The main action in War and Beauty centres on the concubines. Concubines were beautiful women that the Chinese emperors had living in court, purely for his pleasure. To gain his favour the concubines would do anything, because he alone controlled their quality of life. The emperor would have children with any one of these women, and a concubine that bore him a future emperor would obtain the highest status. However – as happened to the emperor’s favourite concubine in this story – a female baby is not suitable. The life of a concubine was a game of prostitution and chance.
Concubines were girls that were chosen from anywhere in China, on the basis of their beauty. Life at court was the best you could have, but you also had to leave your previous life behind you. There is nothing to fall back on if you get thrown out. With so much at stake, emotions would inevitably run high. Chinese emperors also had a wife who was superior to all concubines. The concubines were not married to the emperor, and therefore had few official rights. This seems the precise situation where a woman will gain status in any way she can. In this drama, the girls came up with some brilliant ways of getting what they wanted. Although not all of them worked…
There was a structured grading system for Chinese concubines that gave incentive to climb the ladder. By receiving a promotion to a higher grade, you obtained more privileges. Now what happens when a group of girls compete? They bitch. They backstab. They manipulate. That’s just what they do! And anyway, how could you ever be comfortable sharing the same man? And can you imagine how the queen felt??!
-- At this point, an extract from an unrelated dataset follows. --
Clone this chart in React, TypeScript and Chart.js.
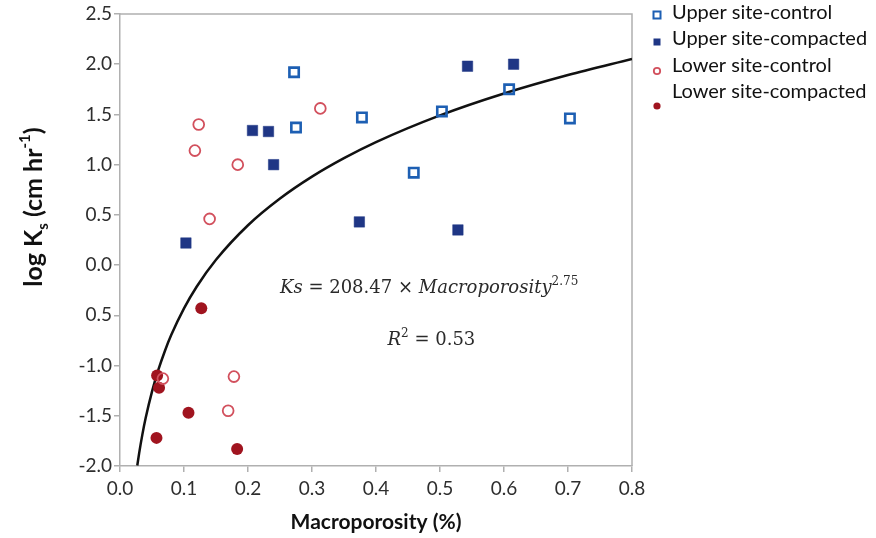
import React, { useEffect, useRef } from "react";
import { Chart, registerables } from "chart.js";

Chart.register(...registerables);

// ---- data ----
const seriesNames = [
  "Upper site-control",
  "Upper site-compacted",
  "Lower site-control",
  "Lower site-compacted",
];
const upperControlX = [0.272, 0.275, 0.378, 0.459, 0.503, 0.608, 0.703];
const upperControlY = [1.92, 1.37, 1.47, 0.92, 1.53, 1.75, 1.46];
const upperCompactedX = [0.103, 0.207, 0.232, 0.24, 0.374, 0.528, 0.543, 0.615];
const upperCompactedY = [0.22, 1.34, 1.33, 1.0, 0.43, 0.35, 1.98, 2.0];
const lowerControlX = [0.117, 0.123, 0.14, 0.184, 0.313, 0.067, 0.178, 0.169];
const lowerControlY = [1.14, 1.4, 0.46, 1.0, 1.56, -1.13, -1.11, -1.45];
const lowerCompactedX = [0.127, 0.058, 0.061, 0.107, 0.057, 0.183];
const lowerCompactedY = [-0.43, -1.1, -1.22, -1.47, -1.72, -1.83];
// fitted curve
const fitX = [0.027, 0.03, 0.035, 0.04, 0.05, 0.06, 0.07, 0.08, 0.1, 0.12, 0.15, 0.2, 0.25, 0.3, 0.35, 0.4, 0.5, 0.6, 0.7, 0.8];
const fitY = [-1.995, -1.869, -1.685, -1.525, -1.259, -1.041, -0.857, -0.697, -0.431, -0.213, 0.053, 0.397, 0.663, 0.881, 1.065, 1.225, 1.491, 1.709, 1.893, 2.053];

const xTickValues = [0, 0.1, 0.2, 0.3, 0.4, 0.5, 0.6, 0.7, 0.8];
const xTickLabels = ["0.0", "0.1", "0.2", "0.3", "0.4", "0.5", "0.6", "0.7", "0.8"];
const yTickValues = [-2, -1.5, -1, -0.5, 0, 0.5, 1, 1.5, 2, 2.5];
const yTickLabels = ["-2.0", "-1.5", "-1.0", "0.5", "0.0", "0.5", "1.0", "1.5", "2.0", "2.5"];

const xTitle = "Macroporosity (%)";
const eqCoefText = "208.47";
const eqExpText = "2.75";
const r2Text = "0.53";

const C_UC = "#1d5fb3";
const C_UP = "#1f3685";
const C_LC = "#d2505d";
const C_LP = "#a0141f";
const AXIS = "#b0b0b0";
const LABEL = "#2e2e2e";

const zip = (xs: number[], ys: number[]) => xs.map((x, i) => ({ x, y: ys[i] }));

const overlayPlugin = {
  id: "overlay",
  beforeDatasetsDraw(chart: any) {
    const { ctx, chartArea: a } = chart;
    ctx.save();
    ctx.strokeStyle = AXIS;
    ctx.lineWidth = 1.5;
    ctx.beginPath();
    ctx.moveTo(a.left, a.top);
    ctx.lineTo(a.right, a.top);
    ctx.lineTo(a.right, a.bottom);
    ctx.stroke();
    ctx.restore();
  },
  afterDraw(chart: any) {
    const { ctx, chartArea: a, scales } = chart;
    const xs = scales.x;
    const ys = scales.y;
    ctx.save();
    ctx.fillStyle = "#2a2a2a";
    ctx.textBaseline = "alphabetic";
    // equation
    const serif = "'DejaVu Serif'";
    const fs = 18;
    const parts: [string, string, number][] = [
      ["Ks", `italic ${fs}px ${serif}`, 0],
      [" = " + eqCoefText + " \u00d7 ", `${fs}px ${serif}`, 0],
      ["Macroporosity", `italic ${fs}px ${serif}`, 0],
      [eqExpText, `${Math.round(fs * 0.68)}px ${serif}`, -8],
    ];
    let x = xs.getPixelForValue(0.25);
    const yb = ys.getPixelForValue(-0.22) + 6;
    for (const [t, f, dy] of parts) {
      ctx.font = f;
      ctx.fillText(t, x, yb + dy);
      x += ctx.measureText(t).width;
    }
    const parts2: [string, string, number][] = [
      ["R", `italic ${fs}px ${serif}`, 0],
      ["2", `${Math.round(fs * 0.68)}px ${serif}`, -8],
      [" = " + r2Text, `${fs}px ${serif}`, 0],
    ];
    x = xs.getPixelForValue(0.418);
    const yb2 = ys.getPixelForValue(-0.74) + 6;
    for (const [t, f, dy] of parts2) {
      ctx.font = f;
      ctx.fillText(t, x, yb2 + dy);
      x += ctx.measureText(t).width;
    }

    // x axis title
    ctx.fillStyle = "#111";
    ctx.font = "bold 21px Lato";
    ctx.textAlign = "center";
    ctx.textBaseline = "middle";
    ctx.fillText(xTitle, (a.left + a.right) / 2, 522);

    // y axis title (rotated, with sub/superscripts)
    const ySegs: [string, string, number][] = [
      ["log K", "bold 25px Lato", 0],
      ["s", "bold 15px Lato", 6],
      [" (cm hr", "bold 25px Lato", 0],
      ["-1", "bold 15px Lato", -12],
      [")", "bold 25px Lato", 0],
    ];
    ctx.textAlign = "left";
    ctx.textBaseline = "alphabetic";
    let total = 0;
    for (const [t, f] of ySegs) {
      ctx.font = f;
      total += ctx.measureText(t).width;
    }
    ctx.translate(42, 207);
    ctx.rotate(-Math.PI / 2);
    let px = -total / 2;
    for (const [t, f, dy] of ySegs) {
      ctx.font = f;
      ctx.fillText(t, px, dy);
      px += ctx.measureText(t).width;
    }
    ctx.setTransform(1, 0, 0, 1, 0, 0);

    // legend
    const legendY = [13, 39, 66, 92];
    const markerY = [15, 42, 71, 106];
    ctx.font = "20px Lato";
    ctx.fillStyle = "#111";
    ctx.textBaseline = "middle";
    seriesNames.forEach((name, i) => {
      ctx.fillText(name, 672, legendY[i]);
      const mx = 657;
      const my = markerY[i];
      ctx.beginPath();
      if (i === 0) {
        ctx.strokeStyle = C_UC;
        ctx.lineWidth = 2;
        ctx.strokeRect(mx - 3.5, my - 3.5, 7, 7);
      } else if (i === 1) {
        ctx.fillStyle = C_UP;
        ctx.fillRect(mx - 3.5, my - 3.5, 7, 7);
        ctx.fillStyle = "#111";
      } else if (i === 2) {
        ctx.strokeStyle = C_LC;
        ctx.lineWidth = 1.8;
        ctx.arc(mx, my, 3.2, 0, Math.PI * 2);
        ctx.stroke();
      } else {
        ctx.fillStyle = C_LP;
        ctx.arc(mx, my, 3.6, 0, Math.PI * 2);
        ctx.fill();
        ctx.fillStyle = "#111";
      }
    });
    ctx.restore();
  },
};

export default function App() {
  const ref = useRef<HTMLCanvasElement | null>(null);
  useEffect(() => {
    document.body.style.margin = "0";
    const canvas = ref.current;
    if (!canvas) return;
    const chart = new Chart(canvas, {
      type: "scatter",
      data: {
        datasets: [
          {
            label: "fit",
            data: zip(fitX, fitY),
            showLine: true,
            borderColor: "#111",
            borderWidth: 2.5,
            pointRadius: 0,
            cubicInterpolationMode: "monotone",
            order: 5,
          } as any,
          {
            label: seriesNames[0],
            data: zip(upperControlX, upperControlY),
            pointStyle: "rect",
            pointRadius: 6.6,
            borderColor: C_UC,
            backgroundColor: "rgba(255,255,255,0)",
            borderWidth: 2.6,
          },
          {
            label: seriesNames[1],
            data: zip(upperCompactedX, upperCompactedY),
            pointStyle: "rect",
            pointRadius: 7.4,
            borderColor: C_UP,
            backgroundColor: C_UP,
            borderWidth: 0.5,
          },
          {
            label: seriesNames[2],
            data: zip(lowerControlX, lowerControlY),
            pointStyle: "circle",
            pointRadius: 5.4,
            borderColor: C_LC,
            backgroundColor: "rgba(255,255,255,0)",
            borderWidth: 1.8,
          },
          {
            label: seriesNames[3],
            data: zip(lowerCompactedX, lowerCompactedY),
            pointStyle: "circle",
            pointRadius: 6,
            borderColor: C_LP,
            backgroundColor: C_LP,
            borderWidth: 0,
          },
        ],
      },
      options: {
        animation: false,
        responsive: false,
        maintainAspectRatio: false,
        layout: { padding: { left: 0, top: 14, right: 244, bottom: 0 } },
        plugins: {
          legend: { display: false },
          tooltip: { enabled: false },
        },
        scales: {
          x: {
            type: "linear",
            min: 0,
            max: 0.8,
            afterBuildTicks: (s: any) => {
              s.ticks = xTickValues.map((v) => ({ value: v }));
            },
            afterFit: (s: any) => {
              s.height = 72;
            },
            ticks: {
              font: { family: "Lato", size: 19 },
              color: LABEL,
              padding: 5,
              maxRotation: 0,
              autoSkip: false,
              callback: (v: any) => {
                const i = xTickValues.findIndex((t) => Math.abs(t - v) < 1e-9);
                return i >= 0 ? xTickLabels[i] : "";
              },
            },
            grid: { display: true, drawOnChartArea: false, drawTicks: true, tickLength: 6, color: AXIS, lineWidth: 1.5 },
            border: { display: true, color: AXIS, width: 1.5 },
          },
          y: {
            type: "linear",
            min: -2,
            max: 2.5,
            afterBuildTicks: (s: any) => {
              s.ticks = yTickValues.map((v) => ({ value: v }));
            },
            afterFit: (s: any) => {
              s.width = 120;
            },
            ticks: {
              font: { family: "Lato", size: 19 },
              color: LABEL,
              padding: 2,
              autoSkip: false,
              callback: (v: any) => {
                const i = yTickValues.findIndex((t) => Math.abs(t - v) < 1e-9);
                return i >= 0 ? yTickLabels[i] : "";
              },
            },
            grid: { display: true, drawOnChartArea: false, drawTicks: true, tickLength: 6, color: AXIS, lineWidth: 1.5 },
            border: { display: true, color: AXIS, width: 1.5 },
          },
        },
      },
      plugins: [overlayPlugin],
    });
    return () => chart.destroy();
  }, []);
  return (
    <div style={{ width: 876, height: 538, background: "#fff" }}>
      <canvas ref={ref} width={876} height={538} style={{ display: "block" }} />
    </div>
  );
}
The male perspective in War and Beauty presents another level. Most men in court are eunuchs – then the emperor has no competition and knows that all pregnancies are caused by him! The main male characters in this drama were medics… and all their bodies were functioning fully! Of course, these were loyal men. This provided a good contrast to the power-hungry women. However, the men had less opportunity to progress! Chinese history has shown that a concubine can gain immense power. The main theme in the story is the fight for power – but there is also the question: Is it all worth it? With the help of the male characters, War and Beauty presents the dilemma between love and duty; true feelings versus pretence.
It was wonderful to see the setting in the real Forbidden City. This was the centre of Chinese rule for seven centuries, until around a century ago. The attention to detail was fantastic: Each prop that was used I later saw in museums. The detail in the elaborate costumes was perfect. The way of life is also depicted accurately too – and brought to life in a way you would never otherwise see. There is a big difference between learning about something and seeing it actually happen.
Now obviously I didn’t understand a word the actors said. I could still follow the story! The acting was excellent because the facial expressions told me when someone was plotting, or angry, or satisfied, or genuine. They were playing demure characters but you could still recognise what they were thinking. With occasional explanation from my friend, I didn’t feel lost at all. We should all be able to see this quality drama! The one in the picture even has English on it! Why can’t we find Chinese DVDs at our local entertainment store? Right, everyone down to your local China Town – with enough demand, they’ll make the DVDs with helpful English subtitles!